## begin Dataset extract
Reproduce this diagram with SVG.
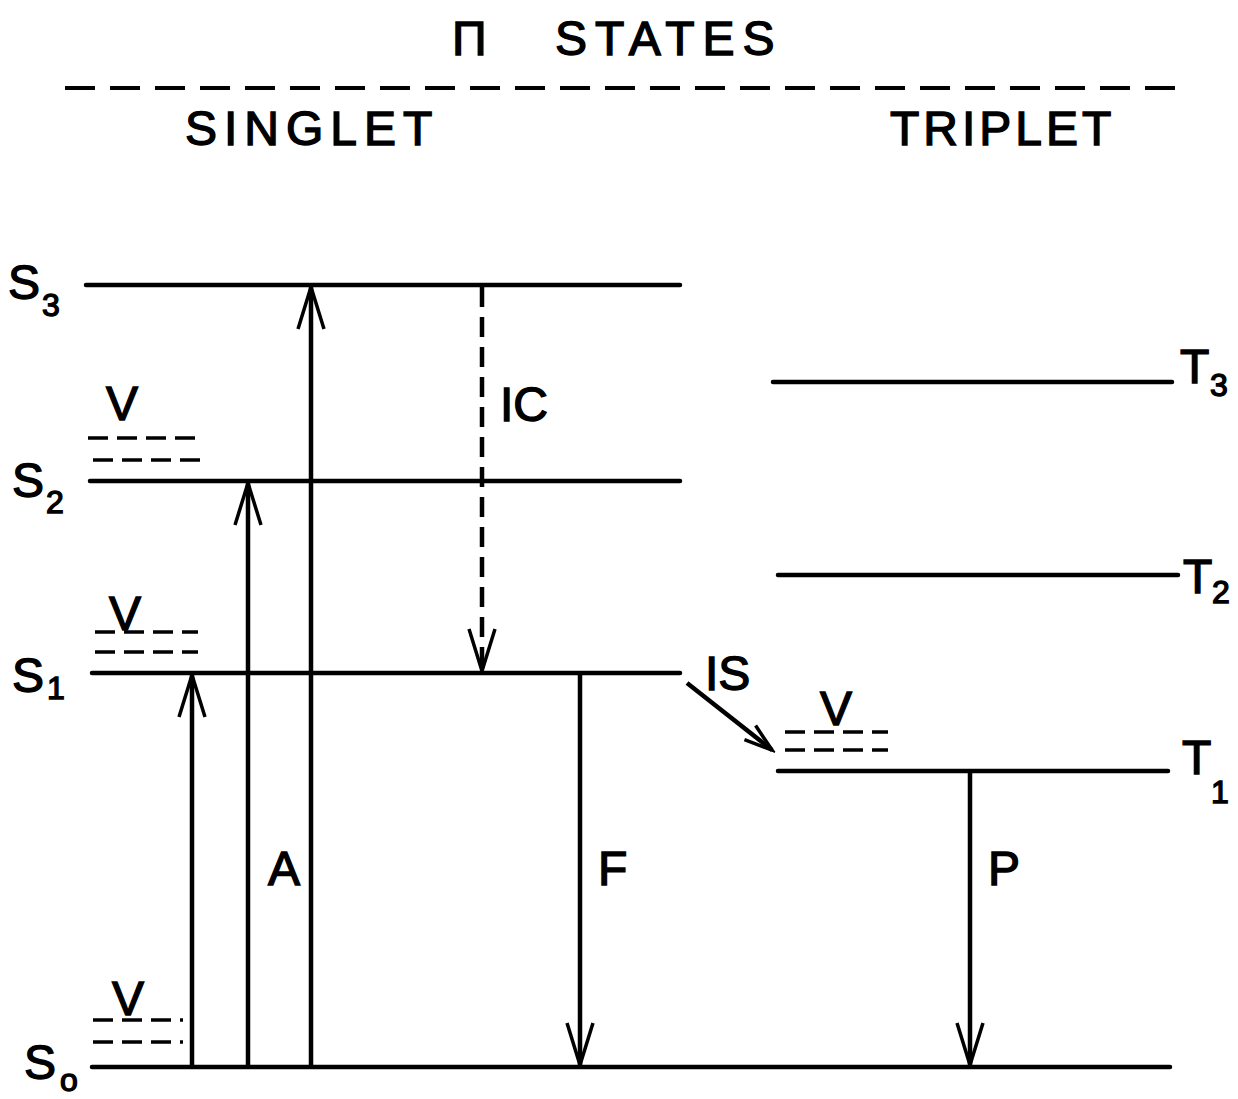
<svg xmlns="http://www.w3.org/2000/svg" width="1238" height="1099" viewBox="0 0 1238 1099">
<style>
text{font-family:"Liberation Sans",Arial,sans-serif;fill:#000;stroke:#000;stroke-width:1.4;}
.big{font-size:48px;}
.sub{font-size:32px;}
.lvl{stroke:#000;stroke-width:4.5;fill:none;stroke-linecap:round;}
.vib{stroke:#000;stroke-width:3.5;stroke-dasharray:20 9;fill:none;}
.arr{stroke:#000;stroke-width:4.5;fill:none;}
</style>
<defs>
<marker id="ah" markerUnits="userSpaceOnUse" markerWidth="50" markerHeight="34" viewBox="-46 -17 50 34" refX="0" refY="0" orient="auto">
<path d="M-42,-13 L0,0 L-42,13" fill="none" stroke="#000" stroke-width="3.5"/>
</marker>
<marker id="ahs" markerUnits="userSpaceOnUse" markerWidth="36" markerHeight="24" viewBox="-32 -12 36 24" refX="0" refY="0" orient="auto">
<path d="M-28,-9 L0,0 L-28,9" fill="none" stroke="#000" stroke-width="3.5"/>
</marker>
</defs>
<rect width="1238" height="1099" fill="#fff"/>
<g id="header">
<text class="big" x="452" y="55">Π</text>
<text class="big" x="555" y="55" letter-spacing="8">STATES</text>
<line x1="65" y1="88" x2="1190" y2="88" stroke="#000" stroke-width="4" stroke-dasharray="30 15"/>
<text class="big" x="185" y="145" font-size="50" letter-spacing="7">SINGLET</text>
<text class="big" x="890" y="145" font-size="50" letter-spacing="4">TRIPLET</text>
</g>
<g id="S3"><line class="lvl" x1="86" y1="285" x2="680" y2="285"/><text class="big" x="8" y="299">S</text><text class="sub" x="42" y="316">3</text></g>
<g id="S2"><line class="lvl" x1="90" y1="481" x2="680" y2="481"/><text class="big" x="12" y="497">S</text><text class="sub" x="46" y="513">2</text>
<line class="vib" x1="88" y1="438" x2="196" y2="438"/><line class="vib" x1="93" y1="460" x2="201" y2="460"/><text class="big" x="106" y="420">V</text></g>
<g id="S1"><line class="lvl" x1="92" y1="673" x2="680" y2="673"/><text class="big" x="12" y="692">S</text><text class="sub" x="47" y="699">1</text>
<line class="vib" x1="95" y1="632" x2="198" y2="632"/><line class="vib" x1="95" y1="652" x2="198" y2="652"/><text class="big" x="109" y="630">V</text></g>
<g id="S0"><line class="lvl" x1="92" y1="1067" x2="1170" y2="1067"/><text class="big" x="24" y="1079">S</text><text class="sub" x="60" y="1091" font-size="36">o</text>
<line class="vib" x1="93" y1="1020" x2="183" y2="1020"/><line class="vib" x1="93" y1="1042" x2="183" y2="1042"/><text class="big" x="112" y="1015">V</text></g>
<g id="T3"><line class="lvl" x1="773" y1="382" x2="1172" y2="382"/><text class="big" x="1180" y="383">T</text><text class="sub" x="1210" y="396">3</text></g>
<g id="T2"><line class="lvl" x1="778" y1="575" x2="1178" y2="575"/><text class="big" x="1183" y="593">T</text><text class="sub" x="1212" y="603">2</text></g>
<g id="T1"><line class="lvl" x1="778" y1="771" x2="1168" y2="771"/><text class="big" x="1182" y="774">T</text><text class="sub" x="1211" y="803">1</text>
<line class="vib" x1="785" y1="732" x2="888" y2="732"/><line class="vib" x1="785" y1="750" x2="888" y2="750"/><text class="big" x="820" y="725">V</text></g>
<g id="connectors">
<line class="arr" x1="192" y1="1067" x2="192" y2="675" marker-end="url(#ah)"/>
<line class="arr" x1="248" y1="1067" x2="248" y2="483" marker-end="url(#ah)"/>
<line class="arr" x1="311" y1="1067" x2="311" y2="287" marker-end="url(#ah)"/>
<line class="arr" x1="482" y1="287" x2="482" y2="671" stroke-dasharray="20 10" marker-end="url(#ah)"/>
<line class="arr" x1="580" y1="673" x2="580" y2="1065" marker-end="url(#ah)"/>
<line class="arr" x1="970" y1="771" x2="970" y2="1065" marker-end="url(#ah)"/>
<line class="arr" x1="687" y1="683" x2="772" y2="750" marker-end="url(#ahs)"/>
</g>
<g id="labels">
<text class="big" x="268" y="885">A</text>
<text class="big" x="500" y="421">IC</text>
<text class="big" x="598" y="885">F</text>
<text class="big" x="988" y="885">P</text>
<text class="big" x="705" y="690">IS</text>
</g>
</svg>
## end Dataset extract
◆ Set exercise
Without including any picture, repeat the data exactly.

◆ Output for this task
Reproduce this diagram with SVG.
<svg xmlns="http://www.w3.org/2000/svg" width="1238" height="1099" viewBox="0 0 1238 1099">
<style>
text{font-family:"Liberation Sans",Arial,sans-serif;fill:#000;stroke:#000;stroke-width:1.4;}
.big{font-size:48px;}
.sub{font-size:32px;}
.lvl{stroke:#000;stroke-width:4.5;fill:none;stroke-linecap:round;}
.vib{stroke:#000;stroke-width:3.5;stroke-dasharray:20 9;fill:none;}
.arr{stroke:#000;stroke-width:4.5;fill:none;}
</style>
<defs>
<marker id="ah" markerUnits="userSpaceOnUse" markerWidth="50" markerHeight="34" viewBox="-46 -17 50 34" refX="0" refY="0" orient="auto">
<path d="M-42,-13 L0,0 L-42,13" fill="none" stroke="#000" stroke-width="3.5"/>
</marker>
<marker id="ahs" markerUnits="userSpaceOnUse" markerWidth="36" markerHeight="24" viewBox="-32 -12 36 24" refX="0" refY="0" orient="auto">
<path d="M-28,-9 L0,0 L-28,9" fill="none" stroke="#000" stroke-width="3.5"/>
</marker>
</defs>
<rect width="1238" height="1099" fill="#fff"/>
<g id="header">
<text class="big" x="452" y="55">Π</text>
<text class="big" x="555" y="55" letter-spacing="8">STATES</text>
<line x1="65" y1="88" x2="1190" y2="88" stroke="#000" stroke-width="4" stroke-dasharray="30 15"/>
<text class="big" x="185" y="145" font-size="50" letter-spacing="7">SINGLET</text>
<text class="big" x="890" y="145" font-size="50" letter-spacing="4">TRIPLET</text>
</g>
<g id="S3"><line class="lvl" x1="86" y1="285" x2="680" y2="285"/><text class="big" x="8" y="299">S</text><text class="sub" x="42" y="316">3</text></g>
<g id="S2"><line class="lvl" x1="90" y1="481" x2="680" y2="481"/><text class="big" x="12" y="497">S</text><text class="sub" x="46" y="513">2</text>
<line class="vib" x1="88" y1="438" x2="196" y2="438"/><line class="vib" x1="93" y1="460" x2="201" y2="460"/><text class="big" x="106" y="420">V</text></g>
<g id="S1"><line class="lvl" x1="92" y1="673" x2="680" y2="673"/><text class="big" x="12" y="692">S</text><text class="sub" x="47" y="699">1</text>
<line class="vib" x1="95" y1="632" x2="198" y2="632"/><line class="vib" x1="95" y1="652" x2="198" y2="652"/><text class="big" x="109" y="630">V</text></g>
<g id="S0"><line class="lvl" x1="92" y1="1067" x2="1170" y2="1067"/><text class="big" x="24" y="1079">S</text><text class="sub" x="60" y="1091" font-size="36">o</text>
<line class="vib" x1="93" y1="1020" x2="183" y2="1020"/><line class="vib" x1="93" y1="1042" x2="183" y2="1042"/><text class="big" x="112" y="1015">V</text></g>
<g id="T3"><line class="lvl" x1="773" y1="382" x2="1172" y2="382"/><text class="big" x="1180" y="383">T</text><text class="sub" x="1210" y="396">3</text></g>
<g id="T2"><line class="lvl" x1="778" y1="575" x2="1178" y2="575"/><text class="big" x="1183" y="593">T</text><text class="sub" x="1212" y="603">2</text></g>
<g id="T1"><line class="lvl" x1="778" y1="771" x2="1168" y2="771"/><text class="big" x="1182" y="774">T</text><text class="sub" x="1211" y="803">1</text>
<line class="vib" x1="785" y1="732" x2="888" y2="732"/><line class="vib" x1="785" y1="750" x2="888" y2="750"/><text class="big" x="820" y="725">V</text></g>
<g id="connectors">
<line class="arr" x1="192" y1="1067" x2="192" y2="675" marker-end="url(#ah)"/>
<line class="arr" x1="248" y1="1067" x2="248" y2="483" marker-end="url(#ah)"/>
<line class="arr" x1="311" y1="1067" x2="311" y2="287" marker-end="url(#ah)"/>
<line class="arr" x1="482" y1="287" x2="482" y2="671" stroke-dasharray="20 10" marker-end="url(#ah)"/>
<line class="arr" x1="580" y1="673" x2="580" y2="1065" marker-end="url(#ah)"/>
<line class="arr" x1="970" y1="771" x2="970" y2="1065" marker-end="url(#ah)"/>
<line class="arr" x1="687" y1="683" x2="772" y2="750" marker-end="url(#ahs)"/>
</g>
<g id="labels">
<text class="big" x="268" y="885">A</text>
<text class="big" x="500" y="421">IC</text>
<text class="big" x="598" y="885">F</text>
<text class="big" x="988" y="885">P</text>
<text class="big" x="705" y="690">IS</text>
</g>
</svg>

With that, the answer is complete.